_Request_.
Copy out all of the material, matching it word for word.

_Information shown_.
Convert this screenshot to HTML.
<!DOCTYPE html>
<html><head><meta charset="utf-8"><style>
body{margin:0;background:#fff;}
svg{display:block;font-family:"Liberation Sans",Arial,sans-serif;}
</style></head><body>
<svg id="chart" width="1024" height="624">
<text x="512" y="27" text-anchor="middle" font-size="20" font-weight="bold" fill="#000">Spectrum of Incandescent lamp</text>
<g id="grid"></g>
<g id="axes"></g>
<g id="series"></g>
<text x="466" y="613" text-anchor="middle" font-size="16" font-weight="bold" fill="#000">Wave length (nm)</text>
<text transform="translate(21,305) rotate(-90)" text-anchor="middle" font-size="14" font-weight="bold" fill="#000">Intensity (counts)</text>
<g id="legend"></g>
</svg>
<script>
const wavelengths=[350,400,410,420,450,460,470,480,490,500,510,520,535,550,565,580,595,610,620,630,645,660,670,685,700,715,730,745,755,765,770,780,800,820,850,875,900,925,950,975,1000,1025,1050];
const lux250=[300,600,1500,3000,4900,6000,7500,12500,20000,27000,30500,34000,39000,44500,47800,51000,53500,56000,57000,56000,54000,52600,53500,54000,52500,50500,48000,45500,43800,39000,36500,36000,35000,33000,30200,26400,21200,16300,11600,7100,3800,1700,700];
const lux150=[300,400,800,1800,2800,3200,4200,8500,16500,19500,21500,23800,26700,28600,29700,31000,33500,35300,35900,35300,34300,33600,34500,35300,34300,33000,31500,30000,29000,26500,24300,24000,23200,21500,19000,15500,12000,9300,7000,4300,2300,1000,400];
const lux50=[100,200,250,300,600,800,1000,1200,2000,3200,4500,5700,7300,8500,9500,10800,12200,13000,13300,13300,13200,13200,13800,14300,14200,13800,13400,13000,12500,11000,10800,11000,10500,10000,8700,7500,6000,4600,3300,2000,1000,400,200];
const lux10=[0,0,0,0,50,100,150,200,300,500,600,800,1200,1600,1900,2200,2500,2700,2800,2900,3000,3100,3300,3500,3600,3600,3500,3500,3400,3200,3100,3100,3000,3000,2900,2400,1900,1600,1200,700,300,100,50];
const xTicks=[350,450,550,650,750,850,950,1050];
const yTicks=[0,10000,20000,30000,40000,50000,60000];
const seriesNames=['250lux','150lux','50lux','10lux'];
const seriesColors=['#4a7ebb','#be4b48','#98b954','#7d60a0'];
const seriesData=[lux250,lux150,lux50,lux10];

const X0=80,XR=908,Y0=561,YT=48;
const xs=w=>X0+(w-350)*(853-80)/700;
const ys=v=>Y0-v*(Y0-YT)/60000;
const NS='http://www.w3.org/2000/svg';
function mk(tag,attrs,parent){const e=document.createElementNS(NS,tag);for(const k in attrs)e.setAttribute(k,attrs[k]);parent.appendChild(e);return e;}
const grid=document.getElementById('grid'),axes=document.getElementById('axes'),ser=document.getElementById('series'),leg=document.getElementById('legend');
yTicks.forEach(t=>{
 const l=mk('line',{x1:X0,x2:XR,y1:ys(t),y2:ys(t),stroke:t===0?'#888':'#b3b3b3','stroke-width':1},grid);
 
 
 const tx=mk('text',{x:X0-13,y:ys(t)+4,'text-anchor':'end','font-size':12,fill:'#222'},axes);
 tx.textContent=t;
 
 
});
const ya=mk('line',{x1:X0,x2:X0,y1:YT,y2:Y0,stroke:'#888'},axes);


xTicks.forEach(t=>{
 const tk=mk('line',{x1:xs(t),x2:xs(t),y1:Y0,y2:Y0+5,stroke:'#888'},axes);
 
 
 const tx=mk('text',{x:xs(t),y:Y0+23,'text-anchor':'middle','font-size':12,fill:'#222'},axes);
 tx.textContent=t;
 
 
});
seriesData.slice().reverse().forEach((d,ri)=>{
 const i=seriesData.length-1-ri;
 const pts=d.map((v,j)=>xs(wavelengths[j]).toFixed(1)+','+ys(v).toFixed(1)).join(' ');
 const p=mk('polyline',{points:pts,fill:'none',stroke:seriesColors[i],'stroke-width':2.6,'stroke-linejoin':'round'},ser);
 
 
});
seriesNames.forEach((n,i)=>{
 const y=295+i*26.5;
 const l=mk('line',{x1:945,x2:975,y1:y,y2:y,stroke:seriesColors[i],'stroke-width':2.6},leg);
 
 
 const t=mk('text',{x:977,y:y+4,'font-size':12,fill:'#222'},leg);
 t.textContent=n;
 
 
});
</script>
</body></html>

_Solution_.
Convert this screenshot to HTML.
<!DOCTYPE html>
<html><head><meta charset="utf-8"><style>
body{margin:0;background:#fff;}
svg{display:block;font-family:"Liberation Sans",Arial,sans-serif;}
</style></head><body>
<svg id="chart" width="1024" height="624">
<text x="512" y="27" text-anchor="middle" font-size="20" font-weight="bold" fill="#000">Spectrum of Incandescent lamp</text>
<g id="grid"></g>
<g id="axes"></g>
<g id="series"></g>
<text x="466" y="613" text-anchor="middle" font-size="16" font-weight="bold" fill="#000">Wave length (nm)</text>
<text transform="translate(21,305) rotate(-90)" text-anchor="middle" font-size="14" font-weight="bold" fill="#000">Intensity (counts)</text>
<g id="legend"></g>
</svg>
<script>
const wavelengths=[350,400,410,420,450,460,470,480,490,500,510,520,535,550,565,580,595,610,620,630,645,660,670,685,700,715,730,745,755,765,770,780,800,820,850,875,900,925,950,975,1000,1025,1050];
const lux250=[300,600,1500,3000,4900,6000,7500,12500,20000,27000,30500,34000,39000,44500,47800,51000,53500,56000,57000,56000,54000,52600,53500,54000,52500,50500,48000,45500,43800,39000,36500,36000,35000,33000,30200,26400,21200,16300,11600,7100,3800,1700,700];
const lux150=[300,400,800,1800,2800,3200,4200,8500,16500,19500,21500,23800,26700,28600,29700,31000,33500,35300,35900,35300,34300,33600,34500,35300,34300,33000,31500,30000,29000,26500,24300,24000,23200,21500,19000,15500,12000,9300,7000,4300,2300,1000,400];
const lux50=[100,200,250,300,600,800,1000,1200,2000,3200,4500,5700,7300,8500,9500,10800,12200,13000,13300,13300,13200,13200,13800,14300,14200,13800,13400,13000,12500,11000,10800,11000,10500,10000,8700,7500,6000,4600,3300,2000,1000,400,200];
const lux10=[0,0,0,0,50,100,150,200,300,500,600,800,1200,1600,1900,2200,2500,2700,2800,2900,3000,3100,3300,3500,3600,3600,3500,3500,3400,3200,3100,3100,3000,3000,2900,2400,1900,1600,1200,700,300,100,50];
const xTicks=[350,450,550,650,750,850,950,1050];
const yTicks=[0,10000,20000,30000,40000,50000,60000];
const seriesNames=['250lux','150lux','50lux','10lux'];
const seriesColors=['#4a7ebb','#be4b48','#98b954','#7d60a0'];
const seriesData=[lux250,lux150,lux50,lux10];

const X0=80,XR=908,Y0=561,YT=48;
const xs=w=>X0+(w-350)*(853-80)/700;
const ys=v=>Y0-v*(Y0-YT)/60000;
const NS='http://www.w3.org/2000/svg';
function mk(tag,attrs,parent){const e=document.createElementNS(NS,tag);for(const k in attrs)e.setAttribute(k,attrs[k]);parent.appendChild(e);return e;}
const grid=document.getElementById('grid'),axes=document.getElementById('axes'),ser=document.getElementById('series'),leg=document.getElementById('legend');
yTicks.forEach(t=>{
 const l=mk('line',{x1:X0,x2:XR,y1:ys(t),y2:ys(t),stroke:t===0?'#888':'#b3b3b3','stroke-width':1},grid);
 
 
 const tx=mk('text',{x:X0-13,y:ys(t)+4,'text-anchor':'end','font-size':12,fill:'#222'},axes);
 tx.textContent=t;
 
 
});
const ya=mk('line',{x1:X0,x2:X0,y1:YT,y2:Y0,stroke:'#888'},axes);


xTicks.forEach(t=>{
 const tk=mk('line',{x1:xs(t),x2:xs(t),y1:Y0,y2:Y0+5,stroke:'#888'},axes);
 
 
 const tx=mk('text',{x:xs(t),y:Y0+23,'text-anchor':'middle','font-size':12,fill:'#222'},axes);
 tx.textContent=t;
 
 
});
seriesData.slice().reverse().forEach((d,ri)=>{
 const i=seriesData.length-1-ri;
 const pts=d.map((v,j)=>xs(wavelengths[j]).toFixed(1)+','+ys(v).toFixed(1)).join(' ');
 const p=mk('polyline',{points:pts,fill:'none',stroke:seriesColors[i],'stroke-width':2.6,'stroke-linejoin':'round'},ser);
 
 
});
seriesNames.forEach((n,i)=>{
 const y=295+i*26.5;
 const l=mk('line',{x1:945,x2:975,y1:y,y2:y,stroke:seriesColors[i],'stroke-width':2.6},leg);
 
 
 const t=mk('text',{x:977,y:y+4,'font-size':12,fill:'#222'},leg);
 t.textContent=n;
 
 
});
</script>
</body></html>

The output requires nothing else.